Mehr Zeit
26. Februar 2010Hartfrid Wolf, FDP-Rechts- und Innenexperte, begründet seine Forderung nach Verlängerung der Verjährungsfristen damit, dass die meisten Missbrauchsfälle erst Jahre und Jahrzehnte nach der Tat ans Tageslicht kommen. Derzeit verjährt Missbrauch zehn Jahre nach der Volljährigkeit der Opfer. In besonders schweren Fällen verlängert diese Frist auf 20 Jahre. Gleichzeitig dringt Wolf auf eine Strafverschärfung: "Es ist für mich unerträglich, dass sexueller Missbrauch von Kindern und Schutzbefohlenen kein Verbrechen ist." Seine Forderung: Generell müsse die Mindeststrafe auf ein Jahr heraufgesetzt werden.
In dieser koalitionsübergreifenden Debatte bekommt Wolf Unterstützung von der saarländischen SPD. Deren Vorsitzender Heiko Maas fordert ebenfalls eine generelle Abschaffung der Verjährungsfristen. In der vergangenen Woche waren im Saarland Missbrauchsfälle bekannt geworden, die teilweise über 20 Jahre zurückliegen.

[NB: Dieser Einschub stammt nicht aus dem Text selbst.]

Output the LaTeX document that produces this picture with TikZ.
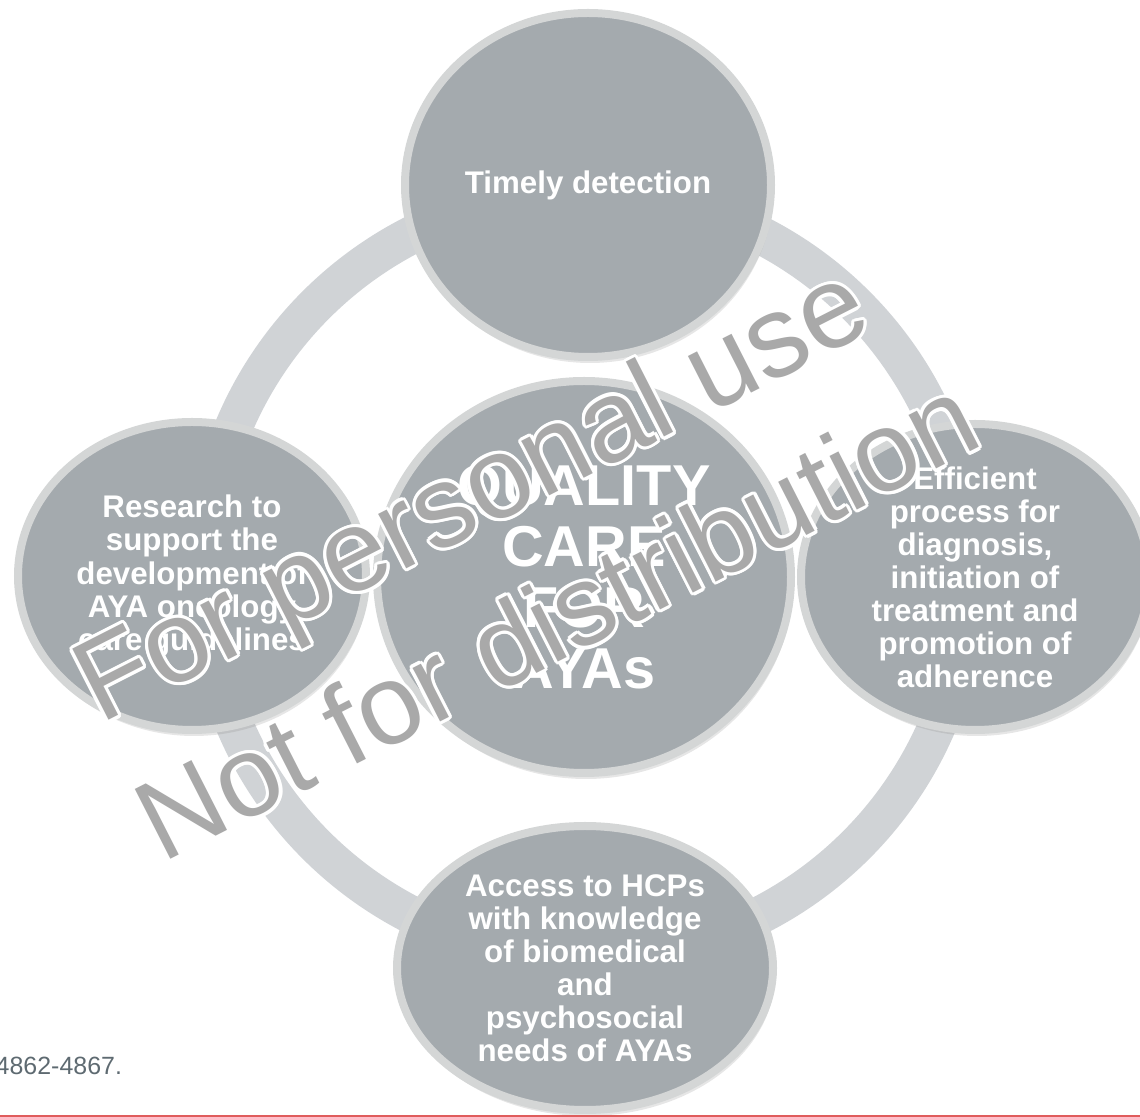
\documentclass[tikz,border=0pt]{standalone}
\usepackage{fontspec}
\setmainfont{Liberation Sans}
\usepackage{contour}
\usetikzlibrary{shapes,shadows}

\definecolor{ringgray}{HTML}{D0D3D6}
\definecolor{bubblegray}{HTML}{A4AAAE}
\definecolor{rimgray}{HTML}{D4D6D6}
\definecolor{markgray}{HTML}{A9A9A9}
\definecolor{notegray}{HTML}{5E6A71}
\definecolor{rulered}{HTML}{E05C5C}

\contourlength{0.9pt}

\begin{document}
\begin{tikzpicture}
        \tikzstyle{bubble} = [ellipse, draw=rimgray, line width=0.8mm, fill=bubblegray, inner sep=0pt,
                              drop shadow={opacity=0.2, shadow xshift=0.2mm, shadow yshift=-0.6mm}]
        \tikzstyle{btext} = [text=white, align=center, inner sep=0pt, font=\bfseries\fontsize{8.9}{9.4}\selectfont]
        \tikzstyle{wmtext} = [rotate=27, anchor=base west, inner sep=0pt, text=markgray]

        \useasboundingbox (0,0) rectangle (11.40,11.17);

        % ring linking the four outer bubbles
        \draw[ringgray, line width=3.8mm] (5.86,5.42) circle (3.82);

        \node[bubble, minimum width=3.66cm, minimum height=3.44cm] (detect) at (5.88,9.32) {};
        \node[bubble, minimum width=3.48cm, minimum height=3.08cm] (research) at (1.92,5.41) {};
        \node[bubble, minimum width=3.48cm, minimum height=3.06cm] (process) at (9.75,5.40) {};
        \node[bubble, minimum width=3.76cm, minimum height=2.84cm] (access) at (5.85,1.49) {};
        \node[bubble, minimum width=4.14cm, minimum height=3.92cm] (quality) at (5.84,5.40) {};

        \node[btext] (detect-t) at (detect) {Timely detection};
        \node[btext] (research-t) at (research) {Research to\\support the\\development of\\AYA oncology\\care guidelines};
        \node[btext] (process-t) at (process) {Efficient\\process for\\diagnosis,\\initiation of\\treatment and\\promotion of\\adherence};
        \node[btext] (access-t) at (access) {Access to HCPs\\with knowledge\\of biomedical\\and\\psychosocial\\needs of AYAs};
        \node[btext, font=\bfseries\fontsize{16.4}{17.3}\selectfont] (quality-t) at (quality) {QUALITY\\CARE\\FOR\\AYAs};

        \node[anchor=base west, inner sep=0pt, text=notegray, font=\fontsize{7.1}{8}\selectfont] (pages) at (-0.05,0.42) {4862-4867.};
        \draw[rulered, line width=0.2mm] (0,0.01) -- (11.40,0.01);

        % watermark on top
        \node[wmtext, font=\fontsize{33}{33}\selectfont] (wm-a) at (1.00,3.92) {\contour{white}{For personal use}};
        \node[wmtext, font=\fontsize{32.4}{33}\selectfont] (wm-b) at (1.62,2.53) {\contour{white}{Not for distribution}};
\end{tikzpicture}
\end{document}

Mehr Zusammenarbeit gefordert
Grundsätzlich ist auch die katholische Kirche bereit, mit den staatlichen Strafverfolgungsbehörden zusammen zu arbeiten. Bundesjustizministerin Sabine Leutheusser-Schnarrenberger (FDP) fordert aber mehr Kooperation und eine deutliche Veränderung der kircheninternen Richtlinien. Nach diesen 2002 verabschiedeten Richtlinien soll einem Verdächtigen in "erwiesenen Fällen sexuellen Missbrauchs zur Selbstanzeige" geraten werden. Der FDP-Fraktionschefin im Deutschen Bundestag, Birigt Hombacher, ist das nicht genug. Sie bemängelt, dass es dem Vedächtigen überlassen bleibt, ob er mit staatlichen Verfolgungsbehörden zusammenarbeitet oder nicht. Diese acht Jahre alte Richtlinie soll nach dem Beschluss der Frühjahrsvollversammlung der deutschen Bischöfe in Freiburg von Freitag (26.02.2010) überarbeitet und verschärft werden.
Aus dem Justizminsterium kommt zudem der Vorschlag einen "Runden Tisch" einzurichten und Ombudsleute zu berufen, um den guten Willen der katholischen Kirche den Opfern gegenüber zu dokumentieren und ihnen freiwillige Entschädigungen zukommen zu lassen.
Das Recht der Kirche
Die katholische Kirche befindet sich in der Zwickmühle. Einerseits will sie sich weder der Aufklärung noch der Strafverfolgung verschließen, andererseits will sie die Gültigkeit des Kirchenrechts nicht beschädigen. Für das Institut für Kirchenrecht an der Universität zu Köln ist klar, dass es auch weiterhin zwei nebeneinander existierende Rechtssysteme geben wird. Der Kirche wird nach Artikel 140 des Grundgesetzes ein Selbstbestimmungsrecht eingeräumt. Neben der Trennung von Kirche und Staat ist das die Begründung dafür, dass die katholische Kirche ihre internen Belange selbst und ohne Eingriff staatlicher Institutionen regelt. Aber trotz dieser internen Autonomie behalten die staatlichen Gesetze auch innerhalb der Kirchenmauern ihre Gültigkeit. Gegen staatliche Verfolgungen von Straftaten – so das Kölner Kirchenrechtsinstitut – kann die Kirche nichts entgegensetzen.
Während ihrer Frühjahrsvollversammlung haben die deutschen Bischöfe beschlossen, mit dem Bischof von Trier, Stefan Ackermann, einen "Beauftragten für Missbrauchsfälle" einzusetzen. Der 46-jährige Bischof soll sich mit allen bisher bekannt gewordenen Fällen von sexuellem Missbrauch an Minderjährigen im kirchlichen Bereich beschäftigen. Bisher sind das mindestens 115 Kinder und Jugendliche, die seit den 1950er-Jahren an katholischen Einrichtungen in Deutschland missbraucht worden sind.